我々は、競争主義と専門分化がもたらした構造的な問題であると考えている。その結果として、針葉人工樹林の造成につながったと考えている。このような問題はこれ以外にもたくさんあるが、それは構造から生み出されてくるパターンである。森の生態系の貧困化もひとつのパターンであり、対症療法を繰り返しても、構造を改めなければ完全治癒は望めない。

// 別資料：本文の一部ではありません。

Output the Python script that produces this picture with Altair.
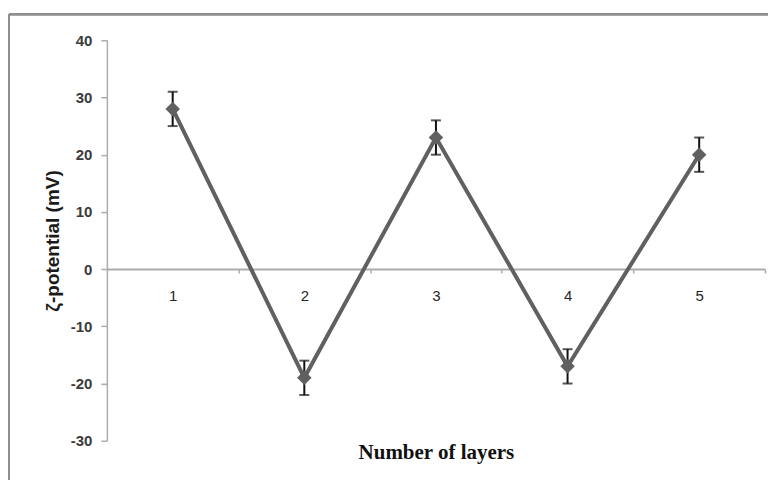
import altair as alt
import pandas as pd

# ---- data ----
layers = [1, 2, 3, 4, 5]
zeta = [28, -19, 23, -17, 20]
err = [3, 3, 3, 3, 3]
y_ticks = [-30, -20, -10, 0, 10, 20, 30, 40]

df = pd.DataFrame({
    "layer": layers,
    "zeta": zeta,
    "lo": [z - e for z, e in zip(zeta, err)],
    "hi": [z + e for z, e in zip(zeta, err)],
})

W, H = 659, 401
Y_MIN, Y_MAX = -30, 40
zero_offset = -H * (0 - Y_MIN) / (Y_MAX - Y_MIN)

x_scale = alt.Scale(domain=[0.5, 5.5], nice=False, zero=False)
y_scale = alt.Scale(domain=[Y_MIN, Y_MAX], nice=False, zero=False)

x_axis = alt.Axis(
    values=layers, format="d", grid=False,
    offset=zero_offset, tickOffset=W / 10, labelOffset=-W / 10,
    domainColor="#acacac", domainWidth=2,
    tickColor="#acacac", tickSize=4, tickWidth=1.5,
    labelFont="Liberation Sans", labelFontSize=15, labelColor="#262626",
    labelPadding=15,
    title="Number of layers", titleFont="Liberation Serif", titleFontSize=21,
    titleFontWeight="bold", titleColor="#111111", titlePadding=139,
)
y_axis = alt.Axis(
    values=y_ticks, format="d", grid=False,
    labelExpr="'' + datum.value",
    domainColor="#acacac", domainWidth=1.5,
    tickColor="#acacac", tickSize=6, tickWidth=1.5,
    labelFont="Liberation Sans", labelFontSize=15, labelFontWeight="bold",
    labelColor="#3a3a3a", labelPadding=9,
    title="ζ-potential (mV)", titleFont="Liberation Sans", titleFontSize=19,
    titleFontWeight="bold", titleColor="#1a1a1a", titlePadding=8,
)

base = alt.Chart(df)
X = alt.X("layer:Q", scale=x_scale, axis=x_axis)
Y = alt.Y("zeta:Q", scale=y_scale, axis=y_axis)

frame_left = base.mark_rule(color="#8e8e8e", strokeWidth=2).encode(
    x=alt.value(-98), y=alt.value(-26), y2=alt.value(440))
frame_top = base.mark_rule(color="#8e8e8e", strokeWidth=2).encode(
    x=alt.value(-98), x2=alt.value(662), y=alt.value(-26))

line = base.mark_line(color="#606060", strokeWidth=4).encode(x=X, y=Y)
ebar = base.mark_rule(color="#111111", strokeWidth=2).encode(
    x=alt.X("layer:Q", scale=x_scale),
    y=alt.Y("lo:Q", scale=y_scale), y2="hi:Q")
cap_hi = base.mark_tick(color="#111111", orient="horizontal", size=10, thickness=2).encode(
    x=alt.X("layer:Q", scale=x_scale), y=alt.Y("hi:Q", scale=y_scale))
cap_lo = base.mark_tick(color="#111111", orient="horizontal", size=10, thickness=2).encode(
    x=alt.X("layer:Q", scale=x_scale), y=alt.Y("lo:Q", scale=y_scale))
points = base.mark_point(shape="diamond", filled=True, size=210, color="#606060", opacity=1).encode(x=X, y=Y)

chart = alt.layer(frame_left, frame_top, line, ebar, cap_hi, cap_lo, points).properties(
    width=W, height=H,
    padding={"left": 0, "top": 5, "right": 0, "bottom": 0},
    background="white",
).configure_view(strokeWidth=0)

chart.save("out.html", embed_options={"renderer": "svg", "actions": False})
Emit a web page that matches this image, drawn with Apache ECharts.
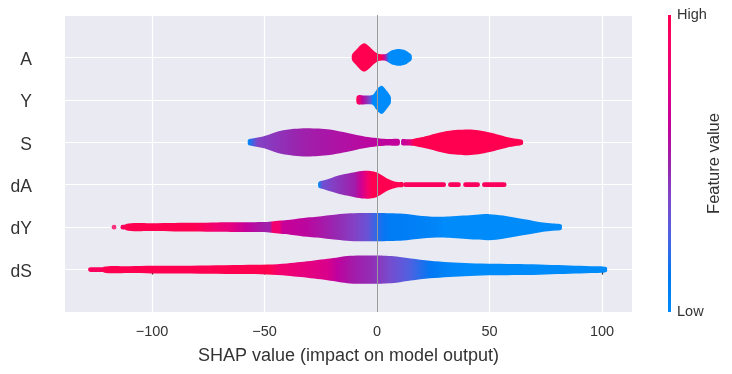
<!DOCTYPE html>
<html>
<head>
<meta charset="utf-8">
<script src="https://cdn.jsdelivr.net/npm/echarts@6/dist/echarts.min.js"></script>
<style>
  html, body { margin: 0; background: #fff; }
  #main { width: 732px; height: 374px; }
</style>
</head>
<body>
<div id="main"></div>
<script>
// rows, bottom to top
const features = ['dS', 'dY', 'dA', 'S', 'Y', 'A'];
const xTicks = [-100, -50, 0, 50, 100];

// violin outlines: shap value and relative half width (1 = widest)
const A_x = [-11.1, -9.5, -7.5, -5.7, -4, -2, 0, 2, 4, 5.5, 7, 10, 12.5, 14, 15.3];
const A_w = [0.2, 0.5, 0.85, 1.0, 0.85, 0.55, 0.3, 0.22, 0.25, 0.4, 0.52, 0.59, 0.5, 0.35, 0.18];
// colour profile: shap value and feature value (0 low .. 1 high)
const A_cx = [-11.1, 1.8, 3, 4, 5.2];
const A_cv = [1, 1, 0.72, 0.45, 0];

const Y_x = [-9.1, -8.3, -7, -5, -3, -1.7, -0.5, 1, 2, 3, 4.5, 5.5, 6.1];
const Y_w = [0.22, 0.33, 0.33, 0.31, 0.31, 0.38, 0.65, 0.92, 1.0, 0.9, 0.6, 0.38, 0.2];
const Y_cx = [-9.1, -8, -6.5, -4.5, -3, -1.8];
const Y_cv = [1, 0.85, 0.6, 0.45, 0.3, 0];

const S1_x = [-57.3, -55.5, -53, -50.7, -47, -43.2, -37, -31.3, -26, -21, -15, -9.1, -4, 1.2, 5, 9.8];
const S1_w = [0.18, 0.26, 0.34, 0.41, 0.6, 0.79, 0.95, 1.0, 0.97, 0.9, 0.72, 0.52, 0.37, 0.27, 0.23, 0.21];
const S1_cx = [-57.3, -56, -53, -45, -35, -25, -10, 0, 9.8];
const S1_cv = [0, 0.2, 0.4, 0.44, 0.5, 0.54, 0.58, 0.61, 0.63];

const S2_x = [10.9, 13, 16, 19.5, 23.5, 27, 31, 36, 40.5, 45, 50.2, 54, 57.6, 62, 64.7];
const S2_w = [0.2, 0.22, 0.24, 0.35, 0.5, 0.65, 0.79, 0.88, 0.91, 0.85, 0.69, 0.53, 0.38, 0.25, 0.15];
const S2_cx = [10.9, 14, 16.5];
const S2_cv = [0.63, 0.7, 1];

const dA_x = [-26, -24, -20, -15.7, -10, -5.8, -3, 0, 2, 4.1, 6.5, 9, 11.6];
const dA_w = [0.19, 0.3, 0.5, 0.7, 0.88, 0.98, 0.97, 0.86, 0.68, 0.47, 0.3, 0.19, 0.15];
const dA_cx = [-26, -24.5, -20, -15.7, -10, -7, -4, -2];
const dA_cv = [0, 0.33, 0.4, 0.45, 0.52, 0.68, 0.88, 1];

const dY_x = [-111.6, -100, -90, -81, -71, -65, -56, -49, -47, -43, -38.6, -31, -26.8, -18, -12, -4.5,
  0, 5.7, 11.6, 18, 26.4, 32, 38.3, 44, 49.8, 56, 63.5, 69, 73.8, 78, 81.9];
const dY_w = [0.22, 0.28, 0.3, 0.31, 0.33, 0.34, 0.35, 0.36, 0.4, 0.47, 0.53, 0.68, 0.74, 0.9, 0.98, 1.0,
  1.0, 0.98, 0.94, 0.83, 0.73, 0.75, 0.82, 0.88, 0.92, 0.82, 0.61, 0.46, 0.33, 0.25, 0.18];
const dY_cx = [-111.6, -81, -72, -65, -58, -50, -47.5, -46.5, -43.5, -42, -31, -18, -10, -4, 0, 3, 6, 15, 26, 30];
const dY_cv = [1, 1, 0.85, 0.78, 0.63, 0.52, 0.52, 0.87, 0.85, 0.65, 0.6, 0.48, 0.4, 0.32, 0.2, 0.14, 0.1, 0.08, 0.04, 0];

const dS_x = [-121.5, -110, -100, -90, -75, -60, -48.7, -40, -34, -28, -22, -17, -12, -6, 0, 4, 8.6,
  15, 23.4, 32, 41.2, 52, 63.4, 75, 85.6, 95, 101.9];
const dS_w = [0.2, 0.24, 0.27, 0.27, 0.29, 0.32, 0.35, 0.43, 0.53, 0.64, 0.76, 0.88, 0.98, 1.0, 1.0, 0.98, 0.93,
  0.78, 0.62, 0.52, 0.45, 0.41, 0.39, 0.34, 0.29, 0.24, 0.18];
const dS_cx = [-121.5, -48, -44, -34, -22, -18, -10, -3, 5.7, 14.6, 23.4, 32, 40];
const dS_cv = [1, 1, 0.87, 0.8, 0.72, 0.62, 0.52, 0.47, 0.36, 0.26, 0.13, 0.04, 0];

// outlier points outside the violins (runs of dots: first and last centre)
const dA_dotRuns = [[12.6, 29.6], [32.6, 36.2], [39.3, 44.7], [47.7, 56.5]];
const dY_dotRuns = [[-113, -112]];
const dS_dotRuns = [[-127.4, -122]];
const dY_dots = [-116.9];

const pieces = [
  { row: 'A', x: A_x, w: A_w, cx: A_cx, cv: A_cv },
  { row: 'Y', x: Y_x, w: Y_w, cx: Y_cx, cv: Y_cv },
  { row: 'S', x: S1_x, w: S1_w, cx: S1_cx, cv: S1_cv },
  { row: 'S', x: S2_x, w: S2_w, cx: S2_cx, cv: S2_cv },
  { row: 'dA', x: dA_x, w: dA_w, cx: dA_cx, cv: dA_cv },
  { row: 'dY', x: dY_x, w: dY_w, cx: dY_cx, cv: dY_cv },
  { row: 'dS', x: dS_x, w: dS_w, cx: dS_cx, cv: dS_cv }
];

const runs = [];
[['dA', dA_dotRuns], ['dY', dY_dotRuns], ['dS', dS_dotRuns]].forEach(([f, list]) => {
  list.forEach(r => runs.push([r[0], r[1], features.indexOf(f)]));
});

// shap red_blue colour map
const cmapStops = [[0, '#008bfb'], [0.125, '#0078f3'], [0.25, '#4b63e3'], [0.375, '#7d49cb'],
  [0.5, '#9b23ad'], [0.625, '#c2009c'], [0.75, '#e00086'], [0.875, '#f5006c'], [1, '#ff0051']];

function hex2rgb(h) {
  return [1, 3, 5].map(i => parseInt(h.substr(i, 2), 16));
}
function cmap(t) {
  t = Math.max(0, Math.min(1, t));
  for (let i = 1; i < cmapStops.length; i++) {
    if (t <= cmapStops[i][0]) {
      const t0 = cmapStops[i - 1][0], t1 = cmapStops[i][0];
      const a = hex2rgb(cmapStops[i - 1][1]), b = hex2rgb(cmapStops[i][1]);
      const f = (t - t0) / (t1 - t0);
      return 'rgb(' + a.map((v, k) => Math.round(v + (b[k] - v) * f)).join(',') + ')';
    }
  }
  return cmapStops[cmapStops.length - 1][1];
}

const dotColor = cmap(0.95);
const font = "'Liberation Sans', Arial, sans-serif";

function renderViolin(params, api) {
  const p = pieces[api.value(0)];
  const row = features.indexOf(p.row);
  const half = api.size([0, 1])[1] / 3;
  const top = [], bot = [];
  p.x.forEach((v, i) => {
    const c = api.coord([v, row]);
    top.push([c[0], c[1] - p.w[i] * half]);
    bot.unshift([c[0], c[1] + p.w[i] * half]);
  });
  const x0 = top[0][0], x1 = top[top.length - 1][0];
  const stops = p.cx.map((v, j) => ({
    offset: Math.min(1, Math.max(0, (api.coord([v, row])[0] - x0) / (x1 - x0))),
    color: cmap(p.cv[j])
  }));
  return {
    type: 'polygon',
    shape: { points: top.concat(bot), smooth: 0.3 },
    style: { fill: new echarts.graphic.LinearGradient(x0, 0, x1, 0, stops, true) }
  };
}

function renderRun(params, api) {
  const a = api.coord([api.value(0), api.value(2)]);
  const b = api.coord([api.value(1), api.value(2)]);
  return {
    type: 'line',
    shape: { x1: a[0], y1: a[1], x2: b[0], y2: b[1] },
    style: { stroke: dotColor, lineWidth: 4.7, lineCap: 'round' }
  };
}

const chart = echarts.init(document.getElementById('main'));
chart.setOption({
  animation: false,
  backgroundColor: '#fff',
  grid: { left: 65, right: 100, top: 15, bottom: 62, show: true, backgroundColor: '#eaeaf2', borderWidth: 0 },
  xAxis: {
    type: 'value', min: -138.7, max: 113.3, splitNumber: 5, offset: 3,
    name: 'SHAP value (impact on model output)', nameLocation: 'middle', nameGap: 32,
    nameTextStyle: { fontFamily: font, fontSize: 18, color: '#333' },
    axisLine: { show: false },
    axisTick: { show: true, customValues: xTicks, length: 5, lineStyle: { color: '#333', width: 1.2 } },
    axisLabel: {
      customValues: xTicks, margin: 9, fontFamily: font, fontSize: 14.5, color: '#333',
      formatter: v => (v < 0 ? '\u2212' + Math.abs(v) : String(v))
    },
    splitLine: { show: true, lineStyle: { color: '#fff', width: 1.2 } }
  },
  yAxis: {
    type: 'value', min: -1, max: 6, interval: 1,
    axisLine: { show: false }, axisTick: { show: false },
    axisLabel: {
      margin: 33, fontFamily: font, fontSize: 17.5, color: '#333',
      verticalAlign: 'top', lineHeight: 5,
      formatter: v => features[v] || ''
    },
    splitLine: { show: true, lineStyle: { color: '#fff', width: 1.2 } }
  },
  graphic: [
    {
      type: 'rect', left: 668, top: 15, silent: true,
      shape: { width: 3, height: 297 },
      style: {
        fill: new echarts.graphic.LinearGradient(0, 1, 0, 0,
          cmapStops.map(s => ({ offset: s[0], color: s[1] })))
      }
    },
    { type: 'text', x: 677, y: 15, style: { text: 'High', fontFamily: font, fontSize: 14.5, fill: '#333', verticalAlign: 'middle' } },
    { type: 'text', x: 677, y: 312, style: { text: 'Low', fontFamily: font, fontSize: 14.5, fill: '#333', verticalAlign: 'middle' } },
    {
      type: 'text', x: 714, y: 163.5, rotation: Math.PI / 2,
      style: { text: 'Feature value', fontFamily: font, fontSize: 16.5, fill: '#333', align: 'center', verticalAlign: 'middle' }
    }
  ],
  series: [
    {
      type: 'scatter', z: 1, silent: true, data: [],
      markLine: {
        silent: true, symbol: ['none', 'none'], label: { show: false },
        lineStyle: { color: '#999', width: 1, type: 'solid' },
        data: [{ xAxis: 0 }]
      }
    },
    {
      type: 'custom', z: 2, silent: true, renderItem: renderRun,
      encode: { x: [0, 1], y: 2 }, data: runs
    },
    {
      type: 'scatter', z: 2, silent: true, symbolSize: 4.7,
      itemStyle: { color: dotColor },
      data: dY_dots.map(v => [v, features.indexOf('dY')])
    },
    {
      type: 'custom', z: 3, silent: true, renderItem: renderViolin,
      encode: { x: 0, y: 0 }, data: pieces.map((p, i) => [i])
    }
  ]
});
</script>
</body>
</html>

この問題を解消するための反対のベクトルは、協力主義を採用してポリマス(万能的)に行動することである。一次産業の特定の部分を工業化し肥大化させる方向は、自然界の不自然化を促進し、諸問題を悪化させることにつながる。農業、林業、畜産業、漁業が担う仕事をすべて融合し、より包括的に扱うことで、自然経済と結合した必要十分な自然経営が可能になると我々は考えている。

いますぐ超自然的な行動を

広葉樹が成熟するまで20年から50年かかるといわれている。樹齢数百年にもなる長寿命な広葉樹ほど育つのに時間がかかる。広葉樹が育っていく間に生態系の貧困問題は拍車を増していく。恒常性が低下した地球もどんどん温暖化していく。

一方で、温暖な気候では生育が早まるという法則がある。ということは、成熟するまでの期間は短縮されるかもしれない。生命の完全性原理と多様性原理から考えても、私たち人類がいま超自然的な行動をすれば、地球の自然治癒に貢献できる可能性がある。

温暖化とは、地球の自浄作用としての発熱、自然治癒力の発揮と捉えることも可能である。現在進行中の地球温暖化が現生人類を含む地球生物の大量絶滅イベントとなるか、次の種「ホモ・スプラナチュラ(超自然的な人)2」への進化イベントとなるかは、いまの我々の行動にかかっている。


Footnotes

  1. ”拡大造林政策は、林野庁の主導のもとに行われた「官製の森林破壊」にほかならなかった。このときに、林業関係者から「ブナ征伐」という言葉が盛んに聞かれた。この結果、1954 年当時、全森林に占める人工林の割合は27%に過ぎなかったのが、85年には44%を超えた。この間に1700万本とも推定されるブナが「征伐」された。森林面積に占める人工林の割合は、世界全体で約3.5%。日本でいかに植林が急ピッチで進められたのかがわかる。”(森林保護の系譜より引用)

  2. ポリマスリサーチ独自の造語。2024年7月現在、このような種の学名はまだ存在しない。